Canadian Couch Potato broke the news last week that Scotia iTrade became the first discount broker in Canada to offer commission-free trading on some exchange-traded funds. Out of the 200 or so ETFs available on the TSX, Scotia iTrade will not charge commissions on forty-six ETFs: 31 from Claymore, 8 from iShares and 7 from Horizons. There is refreshingly little fine print on the deal: the trades must be placed online or via telephone and ETF must be held for a minimum of one business day.

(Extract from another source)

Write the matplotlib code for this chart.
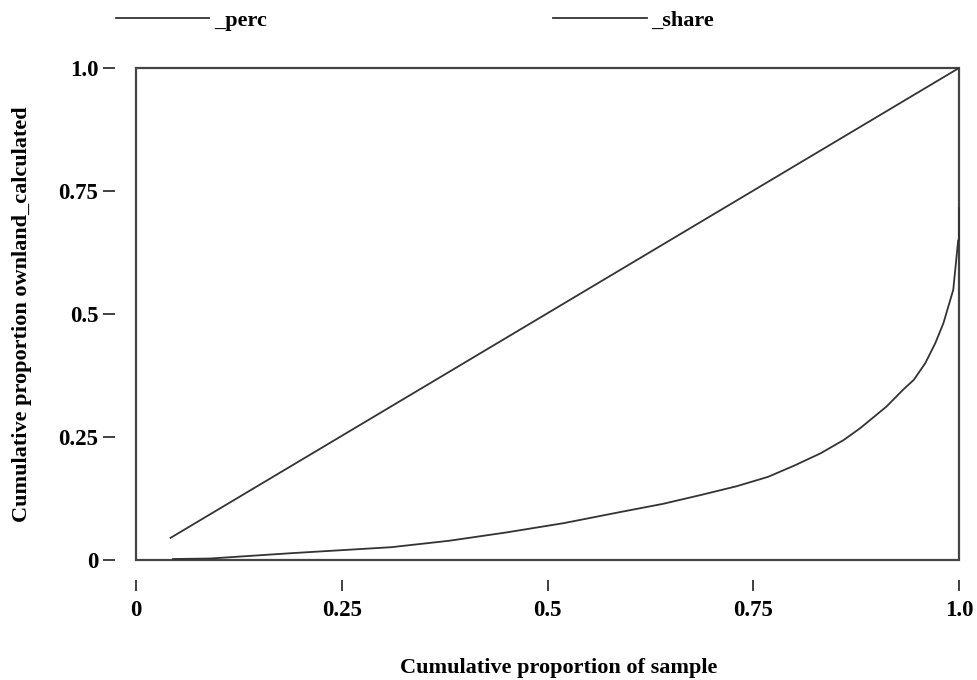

The list of Claymore ETFs sans commissions is so extensive that an investor can assemble a portfolio composed of broadly-diversified asset classes from the ETFs in it. For example, one could assemble a portfolio similar to the Sleepy Portfolio out of the Claymore 1-5 Year Laddered Govt. Bond ETF (TSX: CLF), Horizons S&P/TSX 60 Index ETF (TSX: HXT), Claymore US Fundamental Index ETF (TSX: CLU.C), Claymore International Fundamental Index ETF (TSX: CIE), Claymore Broad Emerging Markets ETF (TSX: CWO) and perhaps a smidgen of Claymore Global Real Estate ETF(TSX: CGR).

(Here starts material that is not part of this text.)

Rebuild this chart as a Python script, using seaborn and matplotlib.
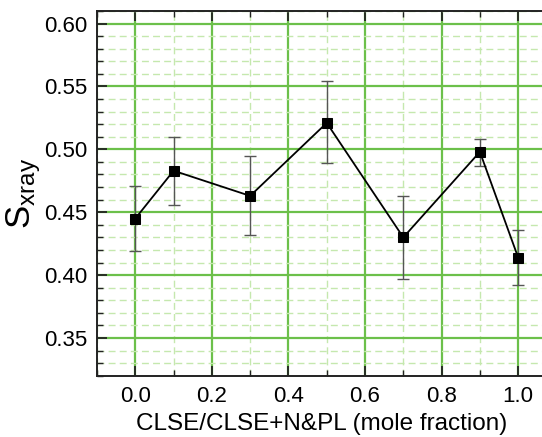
import matplotlib
matplotlib.use("Agg")
import matplotlib.pyplot as plt
from matplotlib.ticker import MultipleLocator, FormatStrFormatter
import seaborn as sns
import pandas as pd

# data
mole_fraction = [0.0, 0.1, 0.3, 0.5, 0.7, 0.9, 1.0]
s_xray = [0.445, 0.483, 0.463, 0.521, 0.430, 0.498, 0.414]
err_low = [0.026, 0.027, 0.031, 0.032, 0.033, 0.011, 0.022]
err_high = [0.026, 0.027, 0.032, 0.033, 0.033, 0.010, 0.022]

df = pd.DataFrame({"x": mole_fraction, "y": s_xray})

sns.set_style("ticks")
plt.rcParams["font.family"] = ["Liberation Sans", "DejaVu Sans"]
plt.rcParams["mathtext.default"] = "regular"
plt.rcParams["text.color"] = "black"
plt.rcParams["axes.labelcolor"] = "black"
plt.rcParams["xtick.color"] = "#222222"
plt.rcParams["ytick.color"] = "#222222"
plt.rcParams["xtick.labelcolor"] = "black"
plt.rcParams["ytick.labelcolor"] = "black"

fig = plt.figure(figsize=(5.42, 4.37), dpi=100)
ax = fig.add_axes([0.179, 0.14, 0.83, 0.835])

# grid
ax.xaxis.set_major_locator(MultipleLocator(0.2))
ax.xaxis.set_minor_locator(MultipleLocator(0.1))
ax.yaxis.set_major_locator(MultipleLocator(0.05))
ax.yaxis.set_minor_locator(MultipleLocator(0.01))
ax.grid(which="major", color="#6cc04a", lw=1.6, ls="-", zorder=0)
ax.grid(which="minor", color="#c5e8ae", lw=1.0, ls=(0, (5, 3)), zorder=0)
ax.set_axisbelow(True)

ax.errorbar(mole_fraction, s_xray, yerr=[err_low, err_high], fmt="none",
            ecolor="#555555", elinewidth=1.0, capsize=4, capthick=1.0, zorder=2)
sns.lineplot(data=df, x="x", y="y", ax=ax, color="black", lw=1.3,
             marker="s", markersize=7, markeredgecolor="black", zorder=3)

ax.set_xlim(-0.1, 1.075)
ax.set_ylim(0.32, 0.61)
ax.yaxis.set_major_formatter(FormatStrFormatter("%.2f"))
ax.xaxis.set_major_formatter(FormatStrFormatter("%.1f"))

ax.tick_params(which="major", direction="in", length=7, width=1.3, labelsize=16,
               top=True, bottom=True, left=True, right=False, pad=7)
ax.tick_params(which="minor", direction="in", length=4, width=1.0,
               top=True, bottom=True, left=True, right=False)
for side in ["left", "bottom", "top"]:
    ax.spines[side].set_linewidth(1.4)
    ax.spines[side].set_color("#222222")
ax.spines["right"].set_visible(False)

ax.set_xlabel("CLSE/CLSE+N&PL (mole fraction)", fontsize=17.5, labelpad=5)
ax.set_ylabel("S$_{xray}$", fontsize=25, labelpad=1)

fig.savefig("out.png", dpi=100)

Claymore and Scotia iTrade deserve a pat on the back for this innovation. However, investors should carefully calculate for themselves whether switching to iTrade (if necessary) and picking products from the commission-free ETF list will result in lower costs overall. Trading commissions, after all, are only one component of investing costs. Investors should also consider Mangement Expense Ratios, turnover, tracking errors, bid-ask spreads and the tax implications of switching investments in a taxable account.

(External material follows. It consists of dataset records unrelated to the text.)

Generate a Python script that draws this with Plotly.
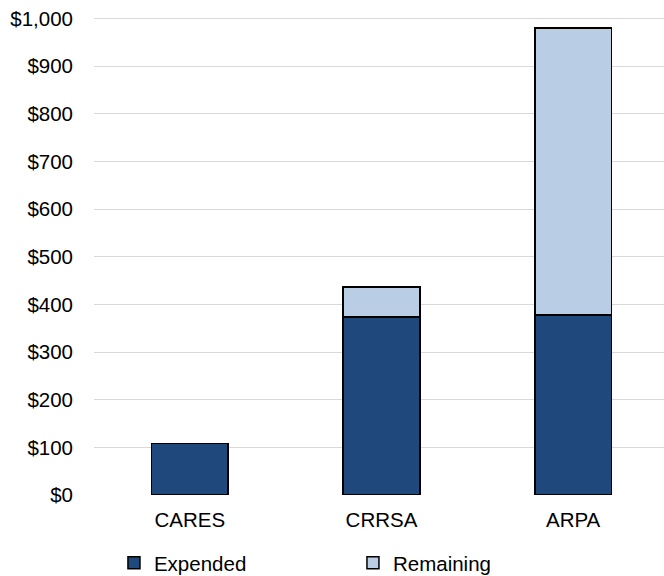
import plotly.graph_objects as go

categories = ["CARES", "CRRSA", "ARPA"]
expended = [108, 373, 378]
remaining = [0, 63, 602]
y_ticks = [0, 100, 200, 300, 400, 500, 600, 700, 800, 900, 1000]
y_tick_labels = ["$0", "$100", "$200", "$300", "$400", "$500", "$600", "$700", "$800", "$900", "$1,000"]

dark = "#1F497D"
light = "#B9CDE5"

fig = go.Figure()
fig.add_trace(go.Bar(
    x=[0, 1, 2], y=expended, name="Expended", width=0.4,
    marker=dict(color=dark, line=dict(color="black", width=1.5)),
))
fig.add_trace(go.Bar(
    x=[0, 1, 2], y=remaining, name="Remaining", width=0.4,
    marker=dict(color=light, line=dict(color="black", width=1.5)),
))

fig.update_layout(
    barmode="stack",
    width=664, height=576,
    margin=dict(l=94, r=0, t=17, b=81, autoexpand=False),
    paper_bgcolor="white", plot_bgcolor="white",
    font=dict(family="Liberation Sans, Arial, sans-serif", size=20.5, color="black"),
    showlegend=True,
    legend=dict(
        orientation="h", x=0.035, xanchor="left",
        yref="container", y=0.0226, yanchor="middle",
        entrywidth=194, entrywidthmode="pixels",
        font=dict(size=20.5), traceorder="normal",
    ),
    bargap=0.6,
)
fig.update_xaxes(
    range=[-0.5, 2.474], tickmode="array", tickvals=[0, 1, 2], ticktext=categories,
    showgrid=False, zeroline=False, showline=False, ticks="", ticklabelstandoff=10,
    automargin=False,
)
fig.update_yaxes(
    range=[0, 1003], tickmode="array", tickvals=y_ticks, ticktext=y_tick_labels,
    showgrid=True, gridcolor="#D9D9D9", gridwidth=1, zeroline=False, showline=False,
    ticks="", ticklabelstandoff=20, automargin=False, ticklabeloverflow="allow",
)

fig.write_html("out.html", config={"displayModeBar": False},
               post_script="document.body.style.margin='0';")
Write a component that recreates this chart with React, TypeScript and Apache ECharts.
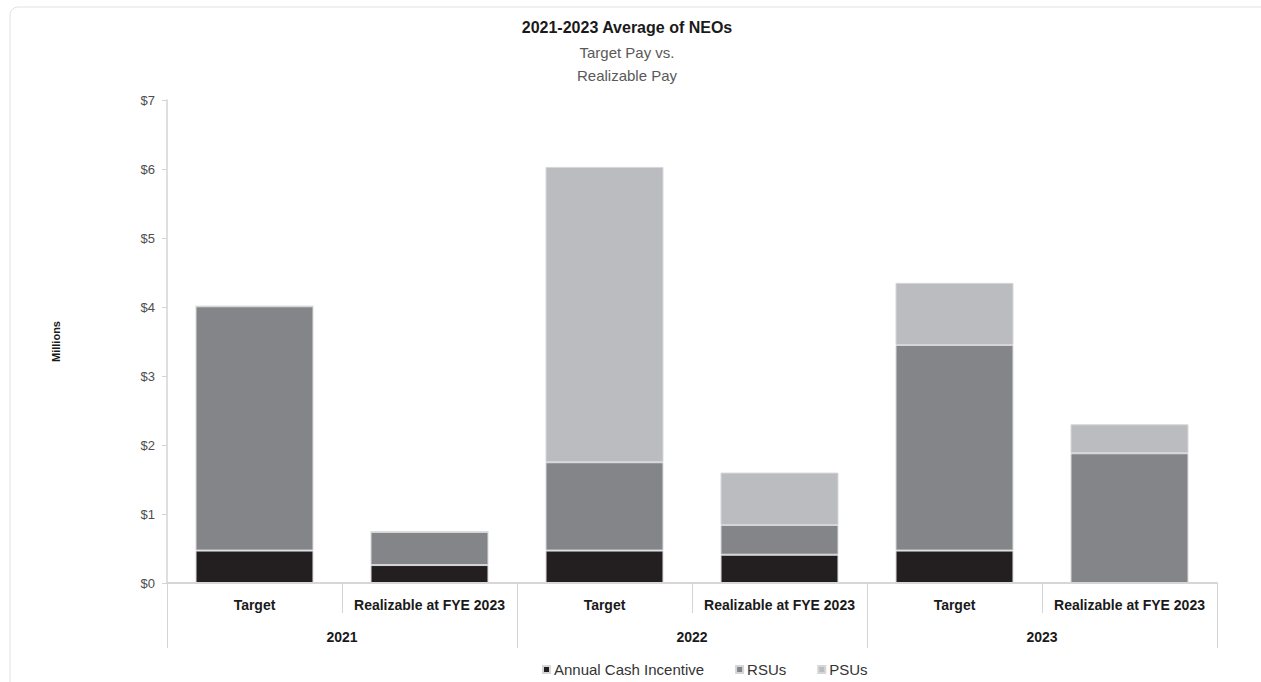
import React, { useEffect, useRef } from "react";
import * as echarts from "echarts";

const categories = [
  "Target",
  "Realizable at FYE 2023",
  "Target",
  "Realizable at FYE 2023",
  "Target",
  "Realizable at FYE 2023",
];
const years = ["2021", "2022", "2023"];
const annualCashIncentive = [0.47, 0.26, 0.47, 0.41, 0.47, 0];
const rsus = [3.54, 0.48, 1.28, 0.43, 2.98, 1.88];
const psus = [0, 0, 4.28, 0.76, 0.9, 0.42];
const yTicks = [0, 1, 2, 3, 4, 5, 6, 7];

const NARROW = '"Liberation Sans Narrow", "Arial Narrow", "Liberation Sans", sans-serif';
const SANS = '"Liberation Sans", Arial, sans-serif';

export default function App() {
  const ref = useRef<HTMLDivElement>(null);

  useEffect(() => {
    if (!ref.current) return;
    const chart = echarts.init(ref.current, undefined, { renderer: "svg" });

    const barStyle = (color: string) => ({
      color,
      borderColor: "#d6d6d8",
      borderWidth: 1,
    });

    chart.setOption({
      animation: false,
      backgroundColor: "#ffffff",
      graphic: [
        {
          type: "rect",
          shape: { x: 10, y: 7, width: 1280, height: 700, r: 8 },
          style: { fill: "none", stroke: "#e2e2e2", lineWidth: 1 },
          silent: true,
        },
      ],
      title: {
        text: "2021-2023 Average of NEOs",
        subtext: "Target Pay vs.\nRealizable Pay",
        left: 622,
        textAlign: "center",
        top: 14,
        itemGap: 6,
        textStyle: {
          fontFamily: NARROW,
          fontWeight: "bold",
          fontSize: 16,
          color: "#1a1a1a",
        },
        subtextStyle: {
          fontFamily: NARROW,
          fontSize: 15,
          color: "#595959",
          lineHeight: 23,
        },
      },
      legend: {
        bottom: 0,
        left: 537,
        icon: "rect",
        itemWidth: 7,
        itemHeight: 7,
        itemGap: 31,
        textStyle: { fontFamily: SANS, fontSize: 15, color: "#333333", padding: [0, 0, 0, -1] },
        data: ["Annual Cash Incentive", "RSUs", "PSUs"],
      },
      grid: { left: 167, right: 44, top: 100, bottom: 99, containLabel: false },
      xAxis: [
        {
          type: "category",
          data: categories,
          position: "bottom",
          axisLine: { show: true, lineStyle: { color: "#d4d4d4", width: 1.5 } },
          axisTick: { show: true, length: 30, lineStyle: { color: "#d4d4d4" } },
          axisLabel: {
            interval: 0,
            margin: 15,
            fontFamily: NARROW,
            fontWeight: "bold",
            fontSize: 14,
            color: "#1a1a1a",
          },
        },
        {
          type: "category",
          data: years,
          position: "bottom",
          axisLine: { show: true, lineStyle: { color: "#d4d4d4", width: 1.5 } },
          axisTick: { show: true, length: 65, lineStyle: { color: "#d4d4d4" } },
          axisLabel: {
            interval: 0,
            margin: 47,
            fontFamily: NARROW,
            fontWeight: "bold",
            fontSize: 14,
            color: "#1a1a1a",
          },
        },
      ],
      yAxis: {
        type: "value",
        min: 0,
        max: 7,
        interval: 1,
        name: "Millions",
        nameLocation: "middle",
        nameGap: 106,
        nameTextStyle: { fontFamily: SANS, fontWeight: "bold", fontSize: 11, color: "#1a1a1a" },
        axisLine: { show: true, lineStyle: { color: "#d4d4d4", width: 1.5 } },
        axisTick: { show: true, length: 5, lineStyle: { color: "#d4d4d4" } },
        splitLine: { show: false },
        axisLabel: {
          margin: 12,
          fontFamily: SANS,
          fontSize: 13,
          color: "#4d4d4d",
          formatter: (v: number) => (yTicks.includes(v) ? `$${v}` : ""),
        },
      },
      series: [
        {
          name: "Annual Cash Incentive",
          type: "bar",
          stack: "pay",
          xAxisIndex: 0,
          barCategoryGap: "32.6%",
          itemStyle: barStyle("#231f20"),
          data: annualCashIncentive,
        },
        {
          name: "RSUs",
          type: "bar",
          stack: "pay",
          xAxisIndex: 0,
          itemStyle: barStyle("#848589"),
          data: rsus,
        },
        {
          name: "PSUs",
          type: "bar",
          stack: "pay",
          xAxisIndex: 0,
          itemStyle: barStyle("#bbbcc0"),
          data: psus,
        },
      ],
    });

    return () => chart.dispose();
  }, []);

  return (
    <div
      ref={ref}
      style={{ position: "fixed", left: 0, top: 0, width: 1261, height: 682 }}
    />
  );
}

For example, John, a passive investor with $10,000 in the iShares S&P TSX ETF (TSX: XIU) and making 6 transactions per year in a RRSP account can lower overall investment costs by switching to Claymore Canadian Fundamental Index ETF (TSX: CRQ) in a Scotia iTrade account (I admit that this example is a bit contrived because the investor will be better off investing in the TD Canadian Index e-Series instead). The investor was earlier paying $17 in XIU MER and $180 in trading commissions at $30 per trade for a total of $197. After switching to iTrade and CRQ, John will be paying almost $100 less in total costs. The commissions are free and CRQ’s charges 0.71% in MERs, so the total cost after switching to iTrade drops to $71.
The experience of Jane, another investor with $100,000 allocated to XIU and making the same six transactions per year is much different. Jane is paying $170 in XIU’s MER but just $60 in trading commissions for a total of $230. Moving accounts to Scotia iTrade and switching to CRQ is more expensive for Jane because she will now be paying $710 in CRQ fees.
Personally, I find one very interesting ETF in the list — the Horizons US Dollar Currency ETF (DLR). With trading commissions eliminated on this ETF, converting currency from CAD to USD or vice-versa should become even cheaper at Scotia iTrade. Eliminating commissions on a trade an investor is going to make anyway is obviously a good thing. For all other trades, the analysis gets a lot more complicated and the benefits a lot murkier.